« L’Algérie française » déchire à nouveau la France, grâce à Robert Ménard qui donne le nom d’un officier suspecté de torture à une rue de Béziers. Une chronique de Bruno Tamo
La douleur de la défaite française durant la Guerre d’Algérie reste apparemment toujours brûlante pour une partie des Français. Lors d’une cérémonie organisée, samedi 14 mars, Robert Ménard, maire extrême-droite de la commune de Béziers (à 70 km de Montpellier, sud de la France), a rebaptisé la « rue de 19 mars 1962 », date des accords d’Evian, en « rue Commandant Hélie-de-Saint-Marc », en l’honneur d’un officier français partisan de l’Algérie française et associé à la torture en Algérie pendant la guerre de libération.
« Notre paradis à nous »
Robert Ménard, né à Oran et ayant quitté l’Algérie avec sa famille en 1962, n’a pas hésité à tenir des propos pour le moins polémiques. « L’Algérie, c’est notre paradis à nous », a déclaré le maire dans des propos rapportés par Le Monde. En ajoutant, sous les acclamations et slogans « Algérie française » : « Non, je ne veux plus que nous soyons dans la repentance, je veux dire notre vérité à ceux qui armaient le bras des assassins des harkis, aux bourreaux qui nourrissent encore une haine de la France. (…) Pour nos frères musulmans, il ne faut pas occulter la réalité de notre histoire, Hélie de Saint Marc était de ceux qui pouvaient mourir pour des idées, pour eux. »

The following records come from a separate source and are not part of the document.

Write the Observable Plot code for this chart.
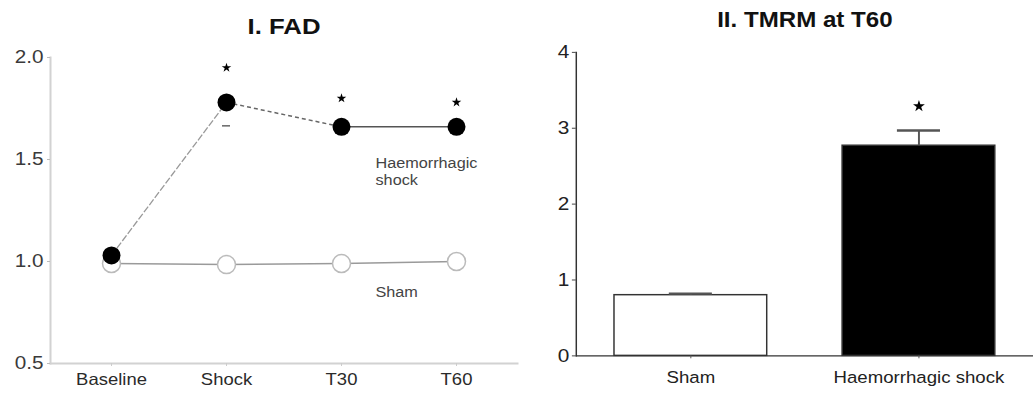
<!DOCTYPE html>
<html><head><meta charset="utf-8">
<script src="https://cdn.jsdelivr.net/npm/d3@7"></script>
<script src="https://cdn.jsdelivr.net/npm/@observablehq/plot@0.6"></script>
<style>
html,body{margin:0;padding:0;background:#fff;}
#wrap{position:relative;width:1033px;height:395px;overflow:hidden;background:#fff;}
#left,#right{position:absolute;top:0;}
#left{left:0;} #right{left:520px;}
</style></head><body><div id="wrap"><div id="left"></div><div id="right"></div></div>
<script>
// ---- Panel I: FAD ----
const categories = ["Baseline", "Shock", "T30", "T60"];
const hsMean = [1.03, 1.78, 1.66, 1.66];
const shamMean = [0.99, 0.985, 0.99, 1.0];
const hsLowerCap = [null, 1.665, null, null];
const hsSigY = [null, 1.95, 1.80, 1.78];
const seriesLabels = ["Haemorrhagic\nshock", "Sham"];
const seriesLabelY = [1.445, 0.853];
const yTicksFAD = [0.5, 1.0, 1.5, 2.0];

// ---- Panel II: TMRM at T60 ----
const tmrmGroups = ["Sham", "Haemorrhagic shock"];
const tmrmMean = [0.80, 2.77];
const tmrmSem = [0.02, 0.20];
const tmrmSig = [null, 3.29];
const tmrmFill = ["white", "black"];
const yTicksTMRM = [0, 1, 2, 3, 4];

const FONT = "'Liberation Sans', Arial, Helvetica, sans-serif";

function widen(svg, k) {
  svg.querySelectorAll("text").forEach(t => {
    const tr = t.getAttribute("transform");
    if (tr) t.setAttribute("transform", tr + ` scale(${k},1)`);
    else {
      const x = +(t.getAttribute("x") || 0), y = +(t.getAttribute("y") || 0);
      t.setAttribute("x", 0); t.setAttribute("y", 0);
      t.setAttribute("transform", `translate(${x},${y}) scale(${k},1)`);
    }
  });
}

const fad = categories.map((c, i) => ({c, hs: hsMean[i], sham: shamMean[i], cap: hsLowerCap[i], sig: hsSigY[i]}));
const segs = d3.pairs(fad).map(([a, b]) => ({x1: a.c, x2: b.c, y1: a.hs, y2: b.hs}));
const labels = seriesLabels.map((t, i) => ({t, y: seriesLabelY[i]}));

const left = Plot.plot({
  width: 520, height: 395,
  marginLeft: 50, marginRight: 3, marginTop: 57, marginBottom: 32,
  style: {fontFamily: FONT, background: "white", overflow: "visible"},
  x: {type: "point", domain: categories, padding: 0.52, label: null},
  y: {domain: [0.5, 2], label: null},
  marks: [
    Plot.frame({anchor: "left", stroke: "#d2d2d2", strokeWidth: 2}),
    Plot.frame({anchor: "bottom", stroke: "#d2d2d2", strokeWidth: 2}),
    Plot.axisY({ticks: yTicksFAD, tickFormat: d3.format(".1f"), tickSize: 3, tickPadding: 4, stroke: "#bbb", fill: "#3a3a3a", fontSize: 18.5}),
    Plot.axisX({tickSize: 3, tickPadding: 7, stroke: "#ccc", fill: "#2a2a2a", fontSize: 16.5}),
    Plot.line(fad, {x: "c", y: "sham", stroke: "#9a9a9a", strokeWidth: 1.5}),
    Plot.link(segs.slice(0, 1), {x1: "x1", x2: "x2", y1: "y1", y2: "y2", stroke: "#999", strokeWidth: 1.3, strokeDasharray: "7,2"}),
    Plot.link(segs.slice(1, 2), {x1: "x1", x2: "x2", y1: "y1", y2: "y2", stroke: "#666", strokeWidth: 1.5, strokeDasharray: "4,3"}),
    Plot.link(segs.slice(2, 3), {x1: "x1", x2: "x2", y1: "y1", y2: "y2", stroke: "#555", strokeWidth: 1.5}),
    Plot.ruleY(fad.filter(d => d.cap != null), {x1: "c", x2: "c", y: "cap", insetLeft: -4, insetRight: -4, stroke: "#666", strokeWidth: 1.5}),
    Plot.dot(fad, {x: "c", y: "sham", r: 9, fill: "white", stroke: "#bbb", strokeWidth: 1.5}),
    Plot.dot(fad, {x: "c", y: "hs", r: 9, fill: "black"}),
    Plot.dot(fad.filter(d => d.sig != null), {x: "c", y: "sig", symbol: "star", r: 3, fill: "black"}),
    Plot.text(labels, {x: () => "T30", y: "y", text: "t", dx: 34, textAnchor: "start", lineAnchor: "middle", lineHeight: 1.17, fontSize: 14.5, fill: "#444"}),
    Plot.text(["I. FAD"], {text: d => d, frameAnchor: "top", dy: -30.5, lineAnchor: "middle", fontWeight: "bold", fontSize: 23, fill: "#111"})
  ]
});
widen(left, 1.12);
document.getElementById("left").appendChild(left);

const tm = tmrmGroups.map((g, i) => ({g, m: tmrmMean[i], e: tmrmSem[i], sig: tmrmSig[i], fill: tmrmFill[i]}));

const right = Plot.plot({
  width: 524, height: 395,
  marginLeft: 57, marginRight: 0, marginTop: 53, marginBottom: 32,
  style: {fontFamily: FONT, background: "white", overflow: "visible"},
  x: {type: "band", domain: tmrmGroups, paddingInner: 0.33, paddingOuter: 0.167, label: null},
  y: {domain: [0, 4], label: null},
  marks: [
    Plot.barY(tm, {x: "g", y: "m", fill: "fill", stroke: "#333", strokeWidth: 1.5}),
    Plot.ruleX(tm, {x: "g", y1: "m", y2: d => d.m + d.e, stroke: "#555", strokeWidth: 2}),
    Plot.tickY(tm, {x: "g", y: d => d.m + d.e, insetLeft: 56, insetRight: 56, stroke: "#555", strokeWidth: 2.5}),
    Plot.ruleY([0], {stroke: "#333", strokeWidth: 1.5}),
    Plot.frame({anchor: "left", stroke: "#333", strokeWidth: 1.5}),
    Plot.axisY({ticks: yTicksTMRM, tickFormat: d3.format("d"), tickSize: 4, tickPadding: 3, fontSize: 19, fill: "#222", stroke: "#444"}),
    Plot.axisX({tickSize: 3, tickPadding: 13, fontSize: 17, fill: "#222", stroke: "#555"}),
    Plot.dot(tm.filter(d => d.sig != null), {x: "g", y: "sig", symbol: "star", r: 3.8, fill: "black"}),
    Plot.text(["II. TMRM at T60"], {text: d => d, frameAnchor: "top", dy: -32.5, lineAnchor: "middle", fontWeight: "bold", fontSize: 22, fill: "#111"})
  ]
});
widen(right, 1.12);
document.getElementById("right").appendChild(right);
</script>
</body></html>
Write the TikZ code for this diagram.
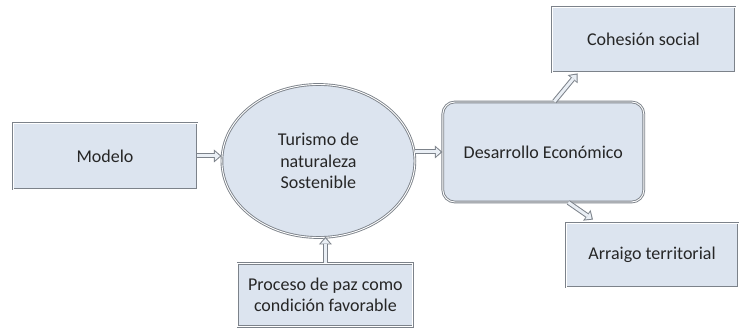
\documentclass[tikz,border=0pt]{standalone}
\usepackage{fontspec}
\setmainfont{Carlito}
\usetikzlibrary{positioning, arrows.meta, shapes.geometric}
\definecolor{boxfill}{HTML}{DCE4EF}
\definecolor{boxline}{HTML}{7C828A}
\tikzset{
    box/.style={rectangle, draw=boxline, double=white, double distance=0.9pt,
      line width=0.9pt, fill=boxfill, align=center, inner sep=2pt},
    ellip/.style={ellipse, draw=boxline, double=white, double distance=0.9pt,
      line width=0.9pt, fill=boxfill, align=center},
    every node/.append style={font=\fontsize{18}{21.5}\selectfont, text=black!85},
}

\begin{document}
\begin{tikzpicture}
    \tikzset{
      conn/.style={draw=boxline, line width=5pt,
        -{Triangle[length=7.5pt, width=13pt, line width=0pt]},
        postaction={draw=boxfill!60, line width=3pt, shorten >=1.6pt,
          -{Triangle[length=5pt, width=9pt, line width=0pt]}}},
      node distance=25pt
    }
    \useasboundingbox (0pt,0pt) rectangle (740pt,-328pt);

    \node[box, minimum width=184pt, minimum height=66pt] (modelo) at (105pt,-156pt) {Modelo};
    \node[ellip, minimum width=193pt, minimum height=153pt, right=24pt of modelo, yshift=-5pt] (tur)
      {Turismo de\\naturaleza\\Sostenible};
    \node[box, minimum width=175pt, minimum height=63pt, below=25pt of tur, xshift=7pt] (paz)
      {Proceso de paz como\\condición favorable};
    \node[box, rounded corners=12pt, minimum width=201pt, minimum height=100pt,
      right=27pt of tur, yshift=9pt] (des) {Desarrollo Económico};
    \node[box, minimum width=183pt, minimum height=65pt] (coh) at (643.5pt,-39.5pt) {Cohesión social};
    \node[box, minimum width=172pt, minimum height=64pt] (arr) at (652pt,-255pt) {Arraigo territorial};

    \draw[conn] (modelo.east) -- (modelo.east -| tur.west);
    \draw[conn] (tur.east |- des.west) -- (des.west);
    \draw[conn] (paz.north) -- ([yshift=1pt]paz.north |- tur.south);
    \draw[conn] ([xshift=11pt]des.north) -- ([xshift=-66pt,yshift=-1pt]coh.south);
    \draw[conn] ([xshift=25pt]des.south) -- ([xshift=-59pt,yshift=3pt]arr.north);
\end{tikzpicture}
\end{document}
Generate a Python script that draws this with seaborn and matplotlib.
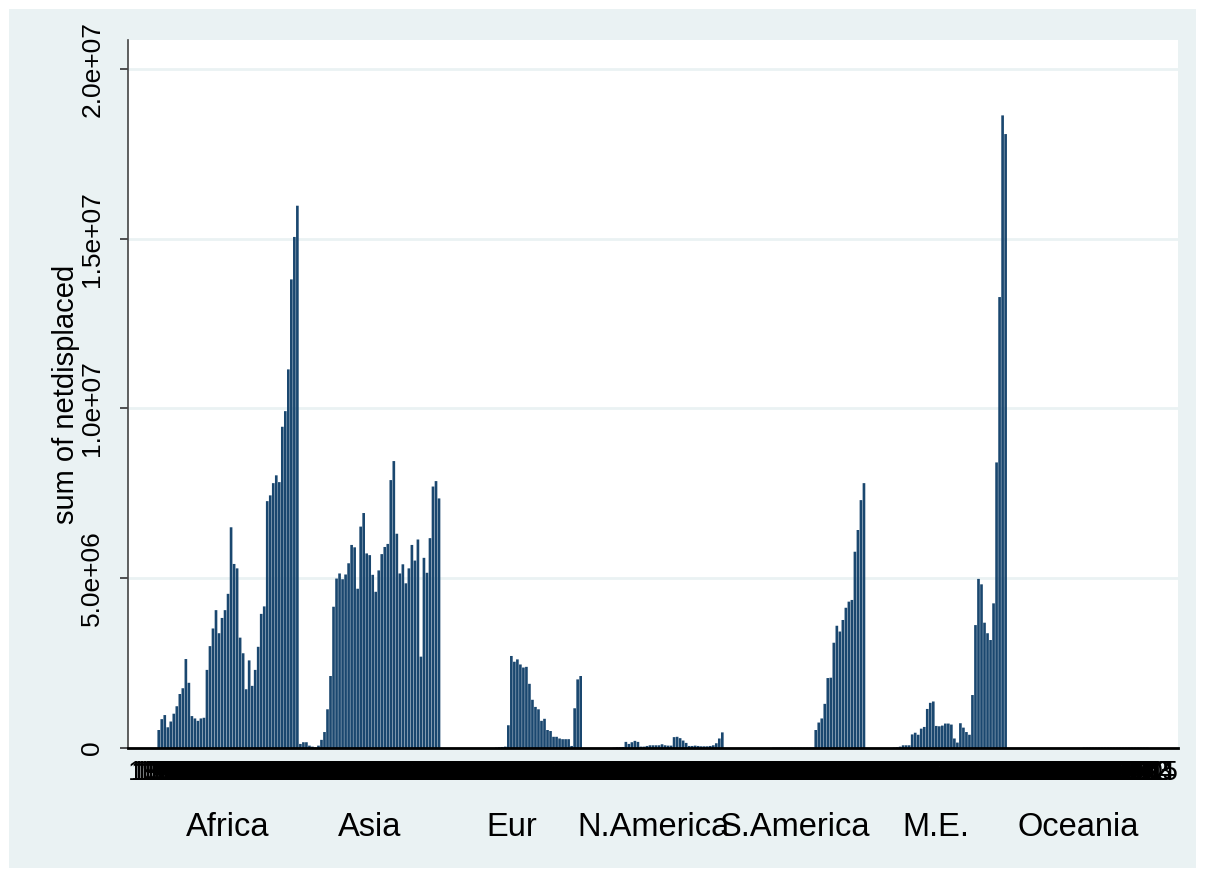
import numpy as np
import pandas as pd
import matplotlib
matplotlib.use("Agg")
import matplotlib.pyplot as plt
import matplotlib.transforms as mtransforms
from matplotlib.patches import Rectangle
import seaborn as sns

# ---- data (values in millions of people) ----
regions = ["Africa", "Asia", "Eur", "N.America", "S.America", "M.E.", "Oceania"]
years = list(range(1969, 2016))  # 47 years per region

africa = [0.53, 0.85, 0.97, 0.61, 0.78, 1.01, 1.23, 1.59, 1.76, 2.62, 1.92, 0.94,
          0.87, 0.80, 0.87, 0.89, 2.30, 3.00, 3.52, 4.06, 3.38, 3.83, 4.06, 4.54,
          6.50, 5.42, 5.29, 3.25, 2.79, 1.73, 2.58, 1.83, 2.30, 2.98, 3.95, 4.17,
          7.27, 7.44, 7.80, 8.03, 7.83, 9.46, 9.92, 11.15, 13.80, 15.05, 15.97]
asia = [0.12, 0.17, 0.17, 0.07, 0.04, 0.02, 0.07, 0.24, 0.47, 1.14, 2.12, 4.16,
        4.99, 5.14, 4.97, 5.11, 5.44, 5.98, 5.91, 4.69, 6.52, 6.92, 5.73, 5.68,
        5.10, 4.60, 5.23, 5.71, 5.92, 6.01, 7.89, 8.45, 6.31, 5.14, 5.41, 4.85,
        5.29, 5.98, 5.52, 6.14, 2.69, 5.60, 5.16, 6.18, 7.70, 7.86, 7.35]
eur = [0.0, 0.0, 0.0, 0.0, 0.0, 0.0, 0.0, 0.0, 0.0, 0.0, 0.0, 0.0,
       0.0, 0.0, 0.0, 0.0, 0.0, 0.0, 0.01, 0.02, 0.03, 0.04, 0.67, 2.71,
       2.54, 2.61, 2.46, 2.37, 2.39, 1.89, 1.42, 1.21, 1.14, 0.80, 0.86, 0.53,
       0.50, 0.33, 0.33, 0.28, 0.26, 0.26, 0.26, 0.06, 1.17, 2.02, 2.12]
n_america = [0.0, 0.0, 0.0, 0.0, 0.0, 0.0, 0.0, 0.0, 0.0, 0.0, 0.01, 0.02,
             0.02, 0.03, 0.18, 0.12, 0.17, 0.21, 0.18, 0.04, 0.04, 0.06, 0.08, 0.08,
             0.08, 0.08, 0.11, 0.08, 0.07, 0.07, 0.32, 0.33, 0.29, 0.22, 0.15, 0.06,
             0.06, 0.07, 0.06, 0.05, 0.05, 0.05, 0.06, 0.08, 0.14, 0.28, 0.46]
s_america = [0.0, 0.0, 0.0, 0.0, 0.0, 0.0, 0.0, 0.0, 0.0, 0.0, 0.0, 0.0,
             0.0, 0.0, 0.0, 0.0, 0.01, 0.01, 0.01, 0.01, 0.01, 0.01, 0.01, 0.01,
             0.01, 0.01, 0.01, 0.01, 0.01, 0.01, 0.53, 0.75, 0.87, 1.30, 2.06, 2.07,
             3.10, 3.60, 3.43, 3.77, 4.13, 4.31, 4.36, 5.78, 6.42, 7.30, 7.80]
middle_east = [0.0, 0.0, 0.0, 0.0, 0.0, 0.0, 0.0, 0.0, 0.0, 0.01, 0.02, 0.04,
               0.08, 0.08, 0.08, 0.40, 0.45, 0.39, 0.57, 0.62, 1.15, 1.33, 1.37, 0.65,
               0.64, 0.66, 0.72, 0.72, 0.69, 0.28, 0.16, 0.73, 0.60, 0.47, 0.39, 1.56,
               3.62, 4.98, 4.82, 3.69, 3.38, 3.18, 4.26, 8.41, 13.28, 18.63, 18.08]
oceania = [0.0] * 25 + [0.01] * 22

series = [africa, asia, eur, n_america, s_america, middle_east, oceania]

rows = []
for reg, vals in zip(regions, series):
    for yr, v in zip(years, vals):
        rows.append({"region": reg, "year": yr, "slot": f"{reg}|{yr}",
                     "netdisplaced": v * 1e6})
df = pd.DataFrame(rows)
slots = list(df["slot"])

# ---- figure ----
W, H, DPI = 1206, 876, 100
sns.set_style("white")
plt.rcParams["font.family"] = ["Liberation Sans", "DejaVu Sans"]
plt.rcParams["text.color"] = "black"
plt.rcParams["axes.labelcolor"] = "black"
plt.rcParams["xtick.color"] = "black"
plt.rcParams["ytick.color"] = "black"

fig = plt.figure(figsize=(W / DPI, H / DPI), dpi=DPI, facecolor="white")
bg = "#EAF2F3"
fig.patches.append(Rectangle((9 / W, 8 / H), (1196 - 9) / W, (868 - 9) / H,
                             transform=fig.transFigure, facecolor=bg,
                             edgecolor="none", zorder=-10))

ax = fig.add_axes([128 / W, 1 - 748 / H, (1178 - 128) / W, (748 - 40) / H])
ax.set_facecolor("white")

sns.barplot(data=df, x="slot", y="netdisplaced", order=slots, color="#1a476f",
            saturation=1, width=0.88, errorbar=None, ax=ax, linewidth=0)
for p in ax.patches:
    p.set_snap(False)

n = len(slots)
margin = 9.7
ax.set_xlim(-0.5 - margin, n - 0.5 + margin)
ax.set_ylim(0, 2.085e7)

# y axis
yt = [0, 5e6, 1e7, 1.5e7, 2e7]
ax.set_yticks(yt)
ax.set_yticklabels(["0", "5.0e+06", "1.0e+07", "1.5e+07", "2.0e+07"],
                   rotation=90, va="center", fontsize=19)
ax.tick_params(axis="y", direction="out", length=6, width=1.2, pad=11,
               left=True, color="#333333", labelcolor="black")
ax.set_ylabel("sum of netdisplaced", fontsize=21, color="black")
ax.yaxis.label.set_va("center")
ax.yaxis.set_label_coords(-0.059, 0.5)

ax.yaxis.grid(True, color=bg, linewidth=2)
ax.xaxis.grid(False)
ax.set_axisbelow(True)

# x axis: year labels under every bar (overlapping, as in the original)
ax.set_xticks(range(n))
ax.set_xticklabels([str(y) for y in df["year"]], fontsize=20, color="black")
ax.tick_params(axis="x", length=0, pad=8.5)
ax.set_xlabel("")

# region labels
trans = mtransforms.blended_transform_factory(ax.transData, ax.transAxes)
nyr = len(years)
for k, reg in enumerate(regions):
    cx = k * nyr + (nyr - 1) / 2
    ax.text(cx, -0.1243, reg, transform=trans, ha="center", va="baseline",
            fontsize=23.5, color="black")

for s in ["top", "right"]:
    ax.spines[s].set_visible(False)
ax.spines["left"].set_color("#444444")
ax.spines["left"].set_linewidth(1.2)
ax.spines["bottom"].set_color("black")
ax.spines["bottom"].set_linewidth(2)

fig.savefig("out.png", dpi=DPI, facecolor="white")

En juillet 2014, Robert Ménard, ancien président de Reporters sans frontières (RSF), faisait déjà polémique au sujet de « l’Algérie française » en rendant hommage à des fusillés de l’Organisation de l’armée secrète (OAS).
L’Algérie française, le sempiternel retour
La cérémonie et les déclarations du maire n’ont pas manqué de susciter de vives réactions sur la scène politique française. « La nostalgie de l’Algérie française n’apporte rien de bon », a déclaré le premier ministre, Manuel Valls. Le porte-parole du gouvernement français, Stéphane Le Foll, a lui aussi dénoncé l’initiative du maire : « Avec Denoix de Saint Marc, (Robert) Ménard et (le) FN montrent leur visage : réécrire l’Histoire, mépriser la mémoire et s’en prendre à la République », a-t-il écrit sur twitter en ajoutant : « Face à ceux qui cherchent à raviver les plaies du passé pour nous diviser, plus que jamais, le devoir de rassemblement s’impose. »
Une fois de plus, la France se retrouve déchirée par le sempiternel retour au premier plan des partisans/nostalgiques de l’Algérie colonisée. Du côté algérien, on semble suivre ce débat de manière placide. « On connaît très bien la manière dont se structure ce type d’évènement », a déclaré un officiel algérien à TSA. « Il y a beaucoup de Français qui n’ont pas encore fait le deuil de l’Algérie française. À chaque évènement de ce genre il y a un discours développé dans ce sens, nostalgique, bizarrement révisionniste par rapport à la révolution, donc cela ne nous choque pas », conclut-il.
Jeudi dernier Arnaud Montebourg, en visite à Alger, déclarait qu’il était « temps de tourner la page du colonialisme, dans les têtes. » Une déclaration qui serait, semble-t-il, nettement plus pertinente si elle était adressée à l’autre côté de la méditerranée, en France, plutôt qu’à l’Algérie.